Diário do Alentejo

Mário Elias
Opinião

Mário Elias

José Saúde, jornalista

23 de março 2022 - 14:25

A vida é uma rápida passagem pelo cosmos terrestre e o ciclo de existência humana é célere. O percurso do ser vivente é variável e a sua cadência pautada pela normalidade. Todavia, há quem ao longo da viagem terrena deixe o seu inteligível saber vincado no reino dos mortais e por onde paulatinamente caminhou. Vasculho, porque o tempo o permite, gavetas de um velho baú e dou por mim a rever um rol de desenhos apoiados em crónicas desportivas trazidos à estampa pelo saudoso Mário Elias, um ícone mertolense que foi bolseiro da Gulbenkian e parceiro de tertúlias na clássica Lisboa com os seus amigos Herberto e Cesariny, de entre outros confrades onde predominavam fidedignos intelectuais.

A sua eloquente e literal mestria na arte da escrita muito o ajudaram para desencantar antigos atletas do distrito de Beja. O tema, nesse tempo, era inserido nas páginas do extinto jornal “O ÁS”, sabendo-se que o “Diário do Alentejo” fora um espaço onde debitou alguns dos seus históricos textos. No periódico “O ÁS” esses textos eram somente desportivos e enriquecidos com excelentes desenhos que ilustravam personagens que ele citava com elevada proficiência. O Mário era um homem simples e desarrumado, mas varão de um povo que copiosamente o respeitava.Recusava entrar pelo interior de uma sociedade que ele próprio intitulava de apodrecida e corrompida. O seu anarquismo fez dele um senhor.

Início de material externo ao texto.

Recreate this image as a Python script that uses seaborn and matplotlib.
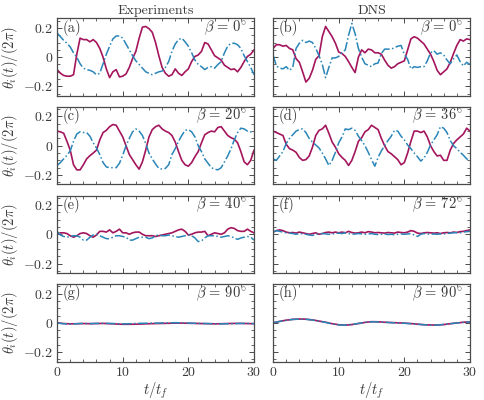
import numpy as np
import pandas as pd
import matplotlib
matplotlib.use("Agg")
import matplotlib.pyplot as plt
from matplotlib.ticker import MultipleLocator
import seaborn as sns

# time samples (t / t_f)
t_half = np.arange(0, 30.01, 0.5)
t_one = np.arange(0, 30.01, 1.0)

# (a) experiments, beta = 0
exp0_red = [-0.085, -0.11, -0.125, -0.13, -0.13, -0.12, 0.02, 0.13, 0.12, 0.12, 0.105, 0.12, 0.10, 0.06, 0.0,
            -0.08, -0.14, -0.10, -0.085, -0.135, -0.13, -0.115, -0.07, -0.01, 0.04, 0.13, 0.205, 0.21, 0.195, 0.17,
            0.10, 0.01, -0.07, -0.11, -0.13, -0.12, -0.08, -0.11, -0.125, -0.10, -0.08, -0.03, 0.005, 0.015, 0.04,
            0.10, 0.09, 0.05, 0.01, -0.005, -0.02, -0.055, -0.07, -0.085, -0.08, -0.10, -0.07, -0.03, 0.005, 0.02, 0.05]
exp0_blue = [0.165, 0.14, 0.115, 0.095, 0.07, 0.03, 0.0, -0.045, -0.075, -0.085, -0.09, -0.10, -0.12, -0.11, -0.045,
             0.02, 0.075, 0.125, 0.145, 0.145, 0.13, 0.09, 0.05, 0.01, -0.025, -0.05, -0.075, -0.10, -0.11, -0.12,
             -0.11, -0.10, -0.095, -0.07, -0.03, 0.04, 0.09, 0.12, 0.13, 0.105, 0.075, 0.03, -0.02, -0.05, -0.065,
             -0.085, -0.07, -0.065, -0.075, -0.05, -0.03, 0.03, 0.075, 0.095, 0.095, 0.085, 0.06, 0.01, -0.03, -0.07, -0.12]

# (b) DNS, beta = 0
dns0_red = [0.06, 0.085, 0.085, 0.075, 0.08, 0.06, 0.05, -0.01, -0.035, -0.10, -0.17, -0.145, -0.09, -0.015, 0.01,
            0.14, 0.21, 0.175, 0.14, 0.095, 0.035, 0.025, 0.005, -0.03, -0.07, -0.105, 0.0, 0.05, 0.03, 0.055,
            0.05, 0.03, 0.03, 0.02, -0.02, -0.055, -0.075, -0.065, -0.045, -0.035, -0.025, 0.05, 0.125, 0.14, 0.13,
            0.11, 0.09, 0.055, 0.02, -0.03, -0.09, -0.12, -0.10, -0.08, -0.035, 0.025, 0.08, 0.12, 0.11, 0.125, 0.12]
dns0_blue = [0.015, -0.06, -0.075, -0.08, -0.065, -0.09, -0.07, 0.06, 0.095, 0.115, 0.10, 0.11, 0.10, 0.06, 0.01,
             -0.05, -0.14, -0.07, -0.005, -0.005, 0.005, 0.03, 0.05, 0.15, 0.23, 0.16, 0.06, 0.0, -0.045, -0.055,
             -0.065, -0.045, -0.04, 0.025, 0.055, 0.055, 0.055, 0.065, 0.075, 0.08, 0.02, -0.015, -0.08, -0.065, -0.07,
             -0.065, -0.065, -0.025, 0.03, 0.045, 0.02, 0.03, 0.015, -0.02, -0.045, -0.01, 0.015, -0.03, -0.06, -0.035, -0.05]

# (c) experiments, beta = 20
exp20_red = [0.10, 0.095, 0.085, 0.03, -0.03, -0.13, -0.165, -0.165, -0.13, -0.09, -0.068, -0.05, -0.03, 0.04, 0.09,
             0.105, 0.13, 0.145, 0.14, 0.10, 0.06, 0.0, -0.06, -0.095, -0.13, -0.16, -0.11, -0.03, 0.06, 0.11,
             0.13, 0.14, 0.115, 0.10, 0.09, 0.07, 0.025, -0.04, -0.10, -0.13, -0.14, -0.115, -0.075, -0.04, 0.02,
             0.075, 0.09, 0.10, 0.095, 0.125, 0.13, 0.10, 0.07, 0.055, 0.045, 0.02, -0.04, -0.11, -0.13, -0.10, -0.03]
exp20_blue = [-0.135, -0.115, -0.09, -0.065, -0.035, 0.03, 0.08, 0.095, 0.09, 0.09, 0.065, 0.02, -0.015, -0.06, -0.115,
              -0.145, -0.15, -0.15, -0.15, -0.12, -0.065, 0.0, 0.05, 0.095, 0.115, 0.10, 0.07, 0.015, -0.05, -0.09,
              -0.125, -0.155, -0.16, -0.155, -0.13, -0.06, -0.02, 0.03, 0.07, 0.105, 0.11, 0.095, 0.06, 0.0, -0.04,
              -0.09, -0.12, -0.15, -0.16, -0.165, -0.15, -0.11, -0.07, -0.02, 0.04, 0.09, 0.12, 0.115, 0.10, 0.095, 0.09]

# (d) DNS, beta = 36
dns36_red = [0.10, 0.09, 0.08, 0.07, 0.01, -0.02, -0.03, -0.045, -0.08, -0.10, -0.095, -0.07, -0.01, 0.07, 0.105,
             0.115, 0.14, 0.085, 0.025, -0.01, -0.055, -0.08, -0.10, -0.135, -0.10, -0.04, 0.03, 0.055, 0.095, 0.11,
             0.14, 0.125, 0.11, 0.05, 0.0, -0.04, -0.055, -0.075, -0.095, -0.13, -0.115, -0.05, 0.03, 0.10, 0.10,
             0.09, 0.10, 0.06, 0.0, -0.04, -0.07, -0.065, -0.10, -0.10, -0.03, 0.015, 0.04, 0.06, 0.08, 0.12, 0.10]
dns36_blue = [-0.09, -0.10, -0.07, -0.04, 0.015, 0.05, 0.075, 0.10, 0.11, 0.115, 0.09, 0.05, 0.025, 0.005, -0.015,
              -0.05, -0.09, -0.135, -0.10, -0.045, 0.02, 0.06, 0.115, 0.11, 0.12, 0.105, 0.065, 0.035, 0.0, -0.045,
              -0.095, -0.14, -0.08, -0.035, 0.0, 0.035, 0.065, 0.105, 0.10, 0.065, 0.04, 0.005, -0.02, -0.05, -0.075,
              -0.105, -0.085, -0.045, 0.005, 0.04, 0.075, 0.13, 0.12, 0.09, 0.035, 0.0, -0.02, -0.045, -0.065, -0.09, -0.10]

# (e) experiments, beta = 40
exp40_red = [0.0, 0.01, 0.01, 0.005, -0.01, -0.02, -0.01, 0.005, 0.01, 0.005, -0.01, -0.02, -0.005, 0.02, 0.02,
             0.015, 0.03, 0.01, 0.02, 0.035, 0.01, 0.01, 0.0, 0.01, 0.015, 0.015, 0.0, -0.01, -0.01, -0.01,
             -0.015, -0.01, -0.005, 0.0, 0.005, 0.01, 0.02, 0.03, 0.035, 0.02, -0.005, 0.0, 0.01, 0.015, 0.015,
             0.02, -0.01, 0.0, 0.01, 0.005, 0.0, 0.01, 0.035, 0.045, 0.04, 0.025, 0.02, 0.02, 0.035, 0.02, 0.01]
exp40_blue = [0.02, -0.005, -0.015, -0.02, -0.015, -0.01, -0.01, -0.02, -0.04, -0.04, -0.02, -0.005, 0.0, -0.01, -0.02,
              -0.03, -0.03, -0.02, -0.01, -0.01, -0.015, -0.02, -0.04, -0.04, -0.03, -0.02, -0.02, -0.02, -0.03, -0.025,
              -0.01, -0.005, -0.01, -0.01, -0.005, -0.01, -0.015, -0.02, -0.015, -0.01, -0.005, -0.01, -0.025, -0.05, -0.045,
              -0.025, -0.01, -0.01, -0.01, -0.015, -0.02, -0.015, -0.01, -0.015, -0.025, -0.035, -0.025, -0.02, -0.015, -0.02, -0.04]

# (f) DNS, beta = 72
dns72_red = [0.015, 0.025, 0.03, 0.025, 0.015, 0.01, 0.012, 0.008, 0.015, 0.01, 0.005, 0.0, 0.005, 0.01, 0.0,
             0.005, 0.012, 0.015, 0.01, 0.015, 0.01, 0.015, 0.01, 0.02, 0.012, 0.008, 0.01, 0.015, 0.01, 0.018,
             0.015, 0.01, 0.012, 0.01, 0.008, 0.012, 0.01, 0.008, 0.015, 0.012, 0.01, 0.015, 0.025, 0.02, 0.008,
             0.005, 0.01, 0.012, 0.01, 0.008, 0.01, 0.005, 0.01, 0.012, 0.01, 0.015, 0.012, 0.018, 0.02, 0.025, 0.03]
dns72_blue = [0.015, 0.025, 0.02, 0.015, 0.01, 0.008, 0.005, 0.0, 0.005, 0.003, 0.0, -0.005, -0.008, 0.0, 0.002,
              0.005, 0.003, 0.0, 0.002, 0.005, 0.008, 0.005, 0.01, 0.005, 0.0, 0.002, 0.005, 0.003, 0.0, 0.002,
              0.005, 0.0, -0.002, 0.0, 0.002, -0.002, 0.0, -0.003, 0.0, 0.002, 0.0, 0.002, 0.005, -0.005, -0.015,
              0.0, 0.005, 0.002, 0.0, 0.002, 0.0, 0.003, 0.002, 0.005, 0.008, 0.01, 0.012, 0.01, 0.015, 0.018, 0.02]

# (g) experiments, beta = 90
exp90_red = [0.0, -0.005, -0.007, -0.006, -0.005, -0.006, -0.005, -0.004, -0.006, -0.008, -0.01, -0.01, -0.009, -0.008, -0.006,
             -0.005, -0.004, -0.003, -0.002, -0.002, -0.003, -0.004, -0.005, -0.006, -0.007, -0.006, -0.005, -0.004, -0.004, -0.005, -0.006]
exp90_blue = [-0.002, -0.006, -0.008, -0.006, -0.004, -0.005, -0.004, -0.003, -0.004, -0.005, -0.007, -0.006, -0.004, -0.003, -0.002,
              -0.002, -0.001, 0.0, 0.001, 0.0, -0.002, -0.003, -0.004, -0.005, -0.006, -0.007, -0.006, -0.005, -0.004, -0.004, -0.005]

# (h) DNS, beta = 90
dns90_red = [0.0, 0.01, 0.018, 0.024, 0.026, 0.025, 0.02, 0.012, 0.004, -0.006, -0.013, -0.016, -0.012, -0.005, 0.003,
             0.008, 0.007, 0.004, 0.002, 0.0, -0.002, -0.005, -0.009, -0.013, -0.015, -0.015, -0.012, -0.006, -0.001, 0.004, 0.007]
dns90_blue = [0.001, 0.009, 0.017, 0.023, 0.025, 0.024, 0.019, 0.011, 0.003, -0.007, -0.014, -0.016, -0.011, -0.004, 0.003,
              0.007, 0.006, 0.004, 0.001, -0.001, -0.003, -0.006, -0.01, -0.013, -0.016, -0.015, -0.011, -0.006, -0.001, 0.003, 0.006]

panel_letters = ["(a)", "(b)", "(c)", "(d)", "(e)", "(f)", "(g)", "(h)"]
betas = ["0", "0", "20", "36", "40", "72", "90", "90"]
col_titles = ["Experiments", "DNS"]

panels = [
    (t_half, exp0_red, exp0_blue), (t_half, dns0_red, dns0_blue),
    (t_half, exp20_red, exp20_blue), (t_half, dns36_red, dns36_blue),
    (t_half, exp40_red, exp40_blue), (t_half, dns72_red, dns72_blue),
    (t_one, exp90_red, exp90_blue), (t_one, dns90_red, dns90_blue),
]

sns.set_theme(style="ticks")
plt.rcParams["font.family"] = ["cmr10", "DejaVu Serif"]
plt.rcParams["mathtext.fontset"] = "cm"
plt.rcParams["axes.unicode_minus"] = False
plt.rcParams["axes.formatter.use_mathtext"] = True

red = "#a3155c"
blue = "#2a86b8"
edge = "#4a4a4a"
txt = "#3a3a3a"

fig, axes = plt.subplots(4, 2, figsize=(4.84, 4.0), dpi=100, sharex=True, sharey=True)
fig.subplots_adjust(left=0.118, right=0.971, top=0.954, bottom=0.096, wspace=0.097, hspace=0.142)

for i, ax in enumerate(axes.flat):
    t, r, b = panels[i]
    df = pd.DataFrame({"t": t, "red": r, "blue": b})
    sns.lineplot(data=df, x="t", y="red", ax=ax, color=red, lw=1.2, errorbar=None, sort=False)
    sns.lineplot(data=df, x="t", y="blue", ax=ax, color=blue, lw=1.1, linestyle="-.", errorbar=None, sort=False)

    ax.set_xlim(0, 30)
    ax.set_ylim(-0.265, 0.265)
    ax.set_xticks([0, 10, 20, 30])
    ax.set_xticklabels(["$0$", "$10$", "$20$", "$30$"])
    ax.set_yticks([-0.2, 0, 0.2])
    ax.set_yticklabels(["$-0.2$", "$0$", "$0.2$"])
    ax.xaxis.set_minor_locator(MultipleLocator(2))
    ax.yaxis.set_minor_locator(MultipleLocator(0.05))
    ax.tick_params(which="both", direction="in", top=True, right=True, color=edge, labelcolor=txt,
                   labelsize=10, pad=3)
    ax.tick_params(which="major", length=3.5, width=0.7)
    ax.tick_params(which="minor", length=2, width=0.6)
    for s in ax.spines.values():
        s.set_color(edge)
        s.set_linewidth(0.9)

    ax.set_xlabel("")
    ax.set_ylabel("")
    ax.text(0.03, 0.88, panel_letters[i], transform=ax.transAxes, ha="left", va="center", fontsize=10.5, color=txt)
    ax.text(0.965, 0.88, r"$\beta\,=\,%s^{\circ}$" % betas[i], transform=ax.transAxes, ha="right", va="center",
            fontsize=10.5, color=txt)

    if i % 2 == 0:
        ax.set_ylabel(r"$\theta_i(t)/(2\pi)$", fontsize=10.5, labelpad=2, color=txt)
    if i >= 6:
        ax.set_xlabel(r"$t/t_f$", fontsize=10.5, labelpad=1, color=txt)

for j, title in enumerate(col_titles):
    axes[0, j].set_title(title, fontsize=10, pad=3, color=txt)

fig.savefig("out.png", dpi=100)
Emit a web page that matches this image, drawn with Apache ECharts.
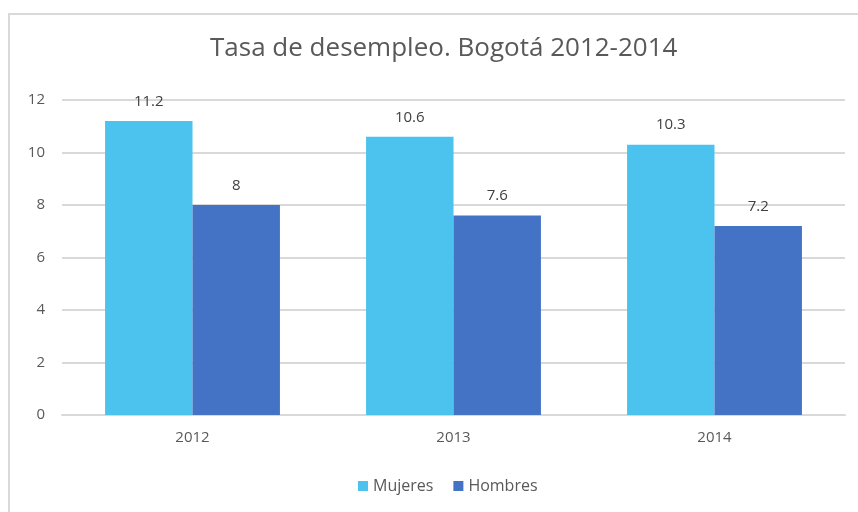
<!DOCTYPE html>
<html><head><meta charset="utf-8">
<script src="https://cdn.jsdelivr.net/npm/echarts@6/dist/echarts.min.js"></script>
<style>html,body{margin:0;padding:0;background:#fff}#c{width:858px;height:512px}</style>
</head><body><div id="c"></div>
<script>
const categories = ['2012', '2013', '2014'];
const mujeres = [11.2, 10.6, 10.3];
const hombres = [8, 7.6, 7.2];
const yTicks = { min: 0, max: 12, interval: 2 };

const chart = echarts.init(document.getElementById('c'), null, { renderer: 'canvas' });
const font = '"Open Sans", "Noto Sans", sans-serif';
chart.setOption({
  animation: false,
  backgroundColor: '#fff',
  graphic: [{
    type: 'rect', shape: { x: 9, y: 14, width: 1000, height: 1000 },
    style: { fill: 'none', stroke: '#d9d9d9', lineWidth: 2 }, silent: true, z: -1
  }],
  title: {
    text: 'Tasa de desempleo. Bogotá 2012-2014', left: 205, top: 31,
    textStyle: { fontFamily: font, fontSize: 26, fontWeight: 'normal', color: '#595959' }
  },
  legend: {
    bottom: 13, left: 353, itemWidth: 10, itemHeight: 10, itemGap: 20,
    icon: 'rect',
    textStyle: { fontFamily: font, fontSize: 16, color: '#595959' },
    data: ['Mujeres', 'Hombres']
  },
  grid: { left: 62, right: 13, top: 100, bottom: 97, containLabel: false },
  xAxis: {
    type: 'category', data: categories,
    axisLine: { lineStyle: { color: '#d9d9d9', width: 2 } },
    axisTick: { show: false },
    axisLabel: { fontFamily: font, fontSize: 15, color: '#595959', margin: 15 }
  },
  yAxis: {
    type: 'value', min: yTicks.min, max: yTicks.max, interval: yTicks.interval,
    axisLine: { show: false }, axisTick: { show: false },
    splitLine: { lineStyle: { color: '#d9d9d9', width: 2 } },
    axisLabel: { fontFamily: font, fontSize: 15, color: '#595959', margin: 17 }
  },
  series: [
    { name: 'Mujeres', type: 'bar', data: mujeres, barGap: '0%', barCategoryGap: '33%',
      itemStyle: { color: '#4BC3EE' },
      label: { show: true, position: 'top', distance: 12, fontFamily: font, fontSize: 15, color: '#404040' } },
    { name: 'Hombres', type: 'bar', data: hombres,
      itemStyle: { color: '#4472C4' },
      label: { show: true, position: 'top', distance: 12, fontFamily: font, fontSize: 15, color: '#404040' } }
  ]
});
</script></body></html>
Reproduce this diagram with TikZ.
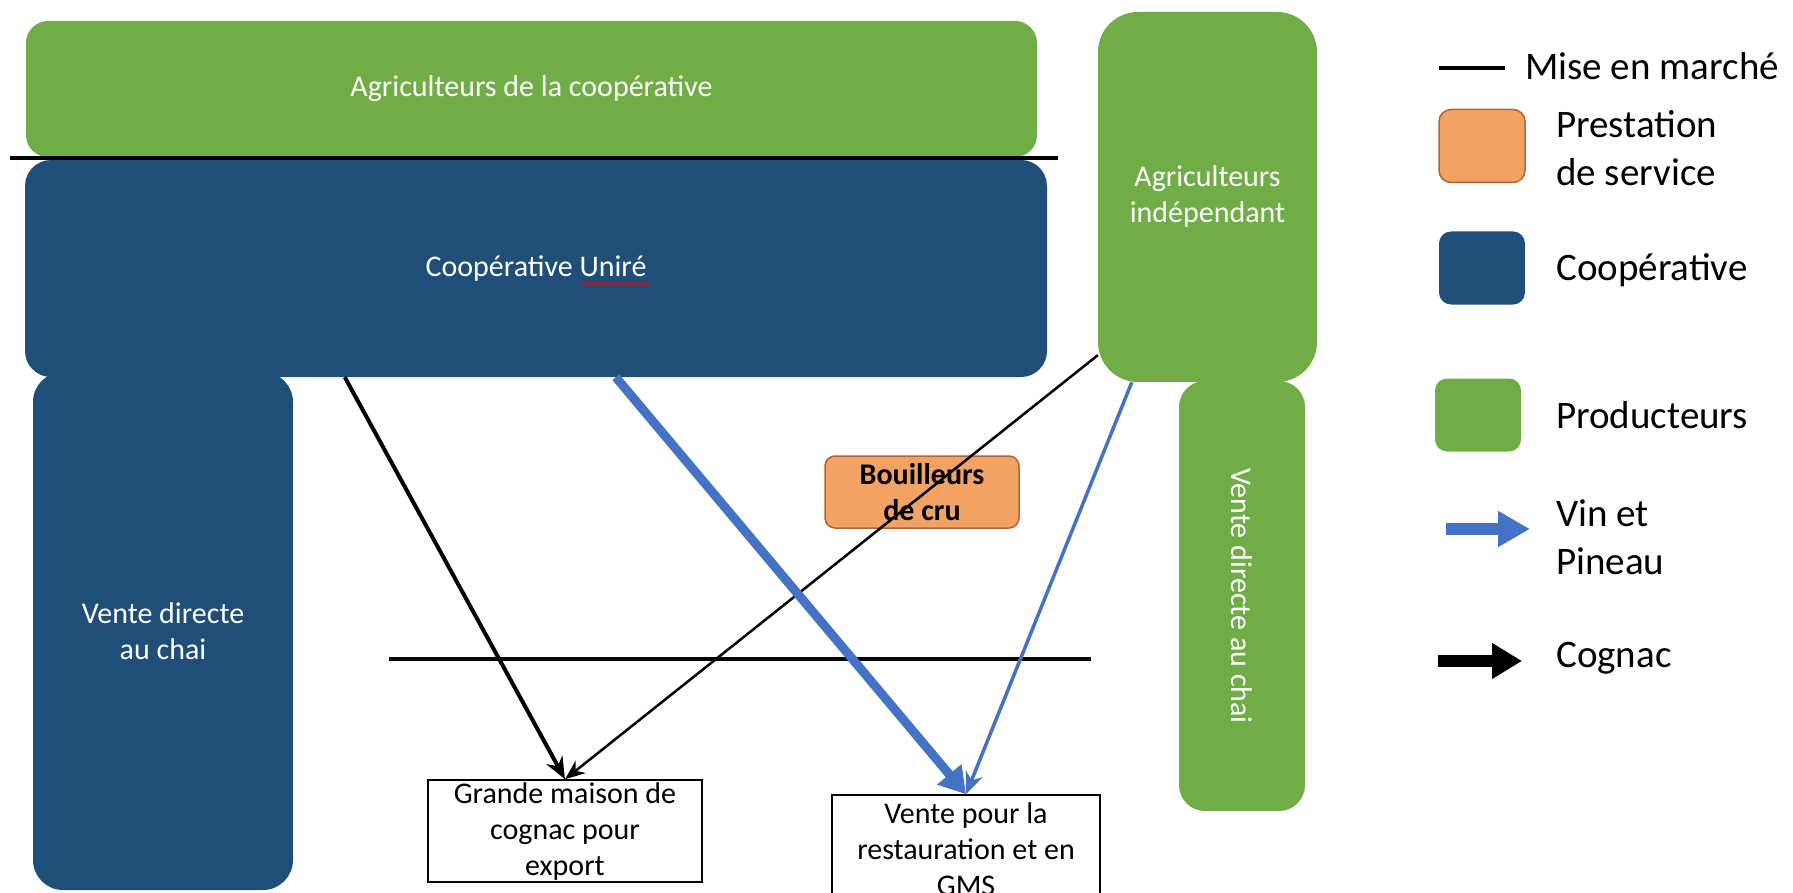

Com ele passei horas a ouvir as suas coerentes ideias. Rejeitava o mundo da vaidade. As suas vestes anunciavam simplicidade e uma sincera humildade, sendo que jamais ostentou o conceito de avareza. Uma humildade que se traduzia numa gigantesca grandeza de espírito. O Mário era uma personalidade nobre. Pintor, jornalista e escritor foram hobbies que lhe preencheram a alma. Foi aquilo que quis ser. Abdicou de fatos de alta-costura, de gravatas de seda e nunca usou chapéus de aba larga, sapatos de marca requintada, esferográficas de etiqueta esmerada nem de explícitos compêndios onde expunha os seus artigos. Conhecemo-lo em calções, camisas debutadas, um gorro de lã na cabeça, quer fizesse frio ou calor, cabelos esbranquiçados ao vento, uns chinelos enfiados nos pés e um maço de papéis desalinhados debaixo do braço, testemunhos que faziam parte do seu espólio literário. Olho para os seus ilustres desenhos onde retratava craques e revejo a dinâmica que o Mário impôs quando um dia se referiu ao seu pai, João Elias, um dos fundadores do Guadiana Foot-Ball Clube no ano de 1926 e a ilustração sensibilizou-me. A energia que o Mário incutiu na tela deu-lhe maior talento quando contemplamos na parte superior do plano o castelo da vila de Mértola. Hoje, na orla do grande rio do Sul é o Futebol Clube Guadiana, fundado em 1 de janeiro de 1947, que dá ênfase aos adeptos da bola na velhinha localidade. Recordando Mário Elias e as suas profícuas narrativas desportivas.